Perekayasa madya Pusat Teknologi Reduksi Risiko Bencana BPPT Udrekh Hanif mengatakan, cara pemodelan tsunami lazim dipakai di luar negeri. Ada istilahnya skenario, yaitu jika terjadi gempa besarnya sekian, kemungkinannya bisa sangat beragam.
"Sebenarnya sangat penting, hanya tingkat kepastiannya beda dengan (alat) deteksi, begitu ada ketahuan (tsunami) langsung kita warning," katanya, Selasa, 25 Desember 2018.

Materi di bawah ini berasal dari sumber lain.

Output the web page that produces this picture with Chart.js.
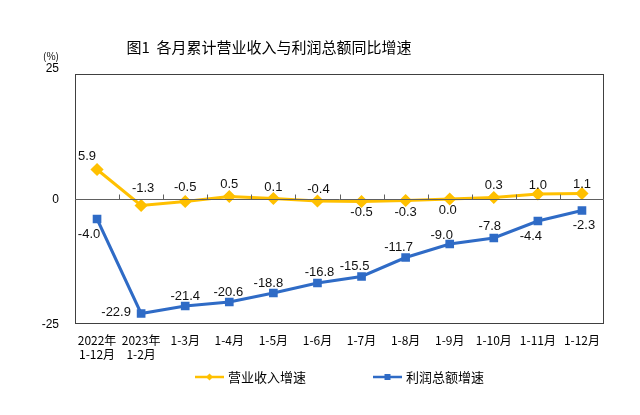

Menurut Udrekh, peringatan dini kasus tsunami berbeda dengan gempa. Pada kasus tsunami, asal bisa terdeteksi dengan berbagai macam peralatan, otoritas tidak perlu memikirkan ada gempanya di mana. "Yang penting saat terjadi perubahan yang terdeteksi di laut, kita bisa langsung warning (tsunami)," ujarnya.
Sebelumnya diberitakan Tempo, BNPB menyebutkan Indonesia sudah tidak memiliki alat pendeteksi tsunami atau buoy sejak 2012. "Sejak 2012, buoy tsunami sudah tidak ada yang beroperasi," kata di kantornya, Jakarta, Ahad, 30 September 2018. Sistem peringatan dini tsunami saat ini mengandalkan pemodelan.
Kepala Badan Meteorologi, Klimatologi, dan Geofisika (BMKG) Dwikorita Karnawati, mengatakan sistem peringatan dini tsunami yang dimiliki pemerintah Indonesia masih berfungsi dengan baik. Menurut dia, sistem peringatan yang diresmikan tahun 2008 ini mampu memberi informasi peringatan dini dalam waktu kurang dari lima menit.
"Bahkan, dalam waktu kurang dari 3 menit, informasi peringatan dini gempabumi dan tsunami dapat disebar ke masyarakat melalui moda komunikasi yang berbeda-beda," kata Dwikorita dalam keterangan tertulis, Senin 1 Oktober 2018.
Alat komunikasi penyampai peringatan itu, kata Dwikorita, meliputi WRS (Warning Receiver System), E-mail, SMS, Fax, GTS (Global Telecommunication System), Website, dan Media Sosial.
"BMKG dalam memberi informasi peringatan dini tsunami didukung dengan Sistem Pendukung Keputusan (Decision Support System) dengan 170.000 sekenario dan saat ini BMKG telah menggunakan TOAST (Tsunami Observation and Simulation Terminal) sebagai bagian dari sistem peringatan dini tsunami," tuturnya.
BMKG, tutur Dwikorita, dapat mengolah basis data secara cepat sehingga dapat menentukan potensi ancaman. Hal ini berkat pendekatan permodelan ilmiah BMKG dalam mendeteksi terjadinya tsunami.
"Kalaupun terdapat buoys, itu hanya untuk membantu mengkonfirmasi terjadinya tsunami karena Indonesia sangat rentan dengan tsunami lokal, tetapi tidak akan menjadi komponen utama faktor penentu dari sistem peringatan," ujarnya.